The company recently reported a quarterly profit, buoyed by sales of search-related advertising from its partner and subsidiary, Overture Services.

Some industry analysts predict a similar turnaround for AOL, boosted by search engine revenue through a similar deal with Google.

Merrill Lynch financial analyst Jessica Reif Cohen expects that AOL will report revenue of $2.1 billion in the fourth quarter, a $200 million decline from the same period a year earlier. She also expects online-ad revenue of $180 million for the quarter, a decline of 43 percent from the same period a year before.
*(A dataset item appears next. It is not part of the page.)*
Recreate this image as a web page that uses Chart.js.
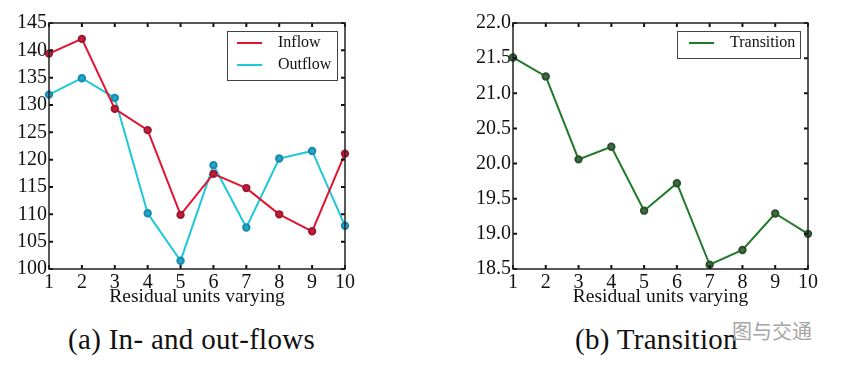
<!DOCTYPE html>
<html>
<head>
<meta charset="utf-8">
<script src="https://cdn.jsdelivr.net/npm/chart.js@4/dist/chart.umd.min.js"></script>
<style>
  body { margin: 0; background: #fff; width: 841px; height: 370px; position: relative; overflow: hidden; }
  canvas { position: absolute; top: 0; }
  .cap { position: absolute; font-family: "Liberation Serif", serif; font-size: 29px; letter-spacing: 0.3px; line-height: 30px; color: #111; white-space: nowrap; }
  .mark { position: absolute; font-family: "Noto Sans CJK SC", sans-serif; font-size: 20px; line-height: 22px; color: #a6a6a6; }
</style>
</head>
<body>
<canvas id="flowChart" style="left:0px"></canvas>
<canvas id="transChart" style="left:440px"></canvas>
<div class="cap" style="left:68px; top:324px">(a) In- and out-flows</div>
<div class="cap" style="left:575px; top:324px">(b) Transition</div>
<div class="mark" style="left:732px; top:320px">图与交通</div>

<script>
const units = ["1", "2", "3", "4", "5", "6", "7", "8", "9", "10"];
const inflow = [139.4, 142.1, 129.3, 125.4, 109.9, 117.4, 114.8, 110.0, 106.9, 121.1];
const outflow = [131.9, 134.9, 131.3, 110.2, 101.5, 119.0, 107.6, 120.2, 121.6, 107.9];
const transition = [21.51, 21.24, 20.06, 20.24, 19.33, 19.72, 18.56, 18.77, 19.29, 19.0];

const SERIF = "'Liberation Serif', 'Times New Roman', serif";

/* frame + inward ticks on all four sides, like the old matplotlib look */
const framePlugin = {
  id: "frame",
  afterDatasetsDraw(chart) {
    const { ctx, chartArea: a, scales } = chart;
    ctx.save();
    ctx.strokeStyle = "#111";
    ctx.lineWidth = 2;
    const len = 4;
    scales.x.ticks.forEach((t, i) => {
      const px = scales.x.getPixelForTick(i);
      ctx.beginPath();
      ctx.moveTo(px, a.bottom); ctx.lineTo(px, a.bottom - len);
      ctx.moveTo(px, a.top); ctx.lineTo(px, a.top + len);
      ctx.stroke();
    });
    scales.y.ticks.forEach(t => {
      const py = scales.y.getPixelForValue(t.value);
      ctx.beginPath();
      ctx.moveTo(a.left, py); ctx.lineTo(a.left + len, py);
      ctx.moveTo(a.right, py); ctx.lineTo(a.right - len, py);
      ctx.stroke();
    });
    ctx.lineWidth = 1.5;
    ctx.strokeStyle = "#222";
    ctx.strokeRect(a.left, a.top, a.right - a.left, a.bottom - a.top);
    ctx.restore();
  }
};

/* legend box drawn inside the plot, top right */
const boxLegend = {
  id: "boxLegend",
  afterDraw(chart, args, opts) {
    const { ctx, chartArea: a } = chart;
    const sets = chart.data.datasets;
    const w = opts.width, rowH = 22;
    const h = sets.length * rowH + 5;
    const x0 = a.right - 8 - w, y0 = a.top + 8;
    ctx.save();
    ctx.fillStyle = "#fff";
    ctx.fillRect(x0, y0, w, h);
    ctx.strokeStyle = "#444";
    ctx.lineWidth = 1;
    ctx.strokeRect(x0 + 0.5, y0 + 0.5, w, h);
    ctx.font = "16px " + SERIF;
    ctx.textBaseline = "middle";
    sets.forEach((s, i) => {
      const cy = y0 + 12 + i * rowH;
      ctx.strokeStyle = s.borderColor;
      ctx.lineWidth = 2;
      ctx.beginPath();
      ctx.moveTo(x0 + opts.lineX, cy); ctx.lineTo(x0 + opts.lineX + 25, cy);
      ctx.stroke();
      ctx.fillStyle = "#111";
      ctx.fillText(s.label, x0 + opts.textX, cy);
    });
    ctx.restore();
  }
};

function makeOptions(min, max, step, digits, legend) {
  return {
    responsive: false,
    animation: false,
    layout: { padding: { top: 23, right: 55, left: 0, bottom: 0 } },
    plugins: {
      legend: { display: false },
      tooltip: { enabled: false },
      boxLegend: legend
    },
    scales: {
      x: {
        offset: false,
        grid: { display: false, drawTicks: false },
        border: { display: false },
        ticks: { color: "#111", font: { family: SERIF, size: 20 }, padding: 2, maxRotation: 0 },
        title: { display: true, text: "Residual units varying", color: "#111", font: { family: SERIF, size: 19.5 }, padding: { top: 0, bottom: 1 } },
        afterFit(scale) { scale.height = 41; }
      },
      y: {
        min, max,
        grid: { display: false, drawTicks: false },
        border: { display: false },
        ticks: {
          stepSize: step, color: "#111", padding: 2,
          font: { family: SERIF, size: 20 },
          callback: v => Number(v).toFixed(digits)
        },
        afterFit(scale) { scale.width = 49; }
      }
    }
  };
}

function sizeCanvas(id, w, h) {
  const c = document.getElementById(id);
  c.width = w; c.height = h;
  c.style.width = w + "px"; c.style.height = h + "px";
  return c;
}

new Chart(sizeCanvas("flowChart", 400, 310), {
  type: "line",
  data: {
    labels: units,
    datasets: [
      {
        label: "Inflow",
        data: inflow,
        borderColor: "#e3122f",
        backgroundColor: "#c81a3a",
        pointBackgroundColor: "#c81a3a",
        pointBorderColor: "#9a1a30",
        borderWidth: 2,
        pointRadius: 3.2,
        tension: 0
      },
      {
        label: "Outflow",
        data: outflow,
        borderColor: "#1ec8d8",
        backgroundColor: "#1fa3d0",
        pointBackgroundColor: "#1fa8d2",
        pointBorderColor: "#1a8aa8",
        borderWidth: 2,
        pointRadius: 3.2,
        tension: 0
      }
    ]
  },
  options: makeOptions(100, 145, 5, 0, { width: 110, lineX: 10, textX: 51 }),
  plugins: [framePlugin, boxLegend]
});

new Chart(sizeCanvas("transChart", 400, 310), {
  type: "line",
  data: {
    labels: units,
    datasets: [{
      label: "Transition",
      data: transition,
      borderColor: "#1f7a2a",
      backgroundColor: "#3c6a3c",
      pointBackgroundColor: "#3f6b3f",
      pointBorderColor: "#2c4f2c",
      borderWidth: 2,
      pointRadius: 3.2,
      tension: 0
    }]
  },
  options: (() => {
    const o = makeOptions(18.5, 22.0, 0.5, 1, { width: 123, lineX: 12, textX: 53 });
    o.scales.y.afterFit = scale => { scale.width = 73; };
    o.layout.padding.right = 32;
    return o;
  })(),
  plugins: [framePlugin, boxLegend]
});
</script>
</body>
</html>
But Reif Cohen said she sees some promising signs as well: AOL has generated new U.S. ad revenue in each of the two prior quarters; that gives reason for hope and should offset declines from major ad deals it lost during the downturn. In the second quarter of 2003, it billed $75 million in new ad revenue, and in the third quarter, $90 million.

Reif Cohen estimates that AOL advertising sales will increase by 13 percent next year, in part because of growth in sponsored search. She added that AOL's performance looks worse than it is because the unit is still winding down old contracts.

Although AOL may benefit from sponsored search revenues, much of the company's chances for a rebound rest on its ability to build more productive relationships with agencies, AOL's Barrett admits.

"It's obvious we've come a long way in our relations with agencies, but we still have a way to go," said Barrett. "We still aren't the easiest to work with, and we want to change that."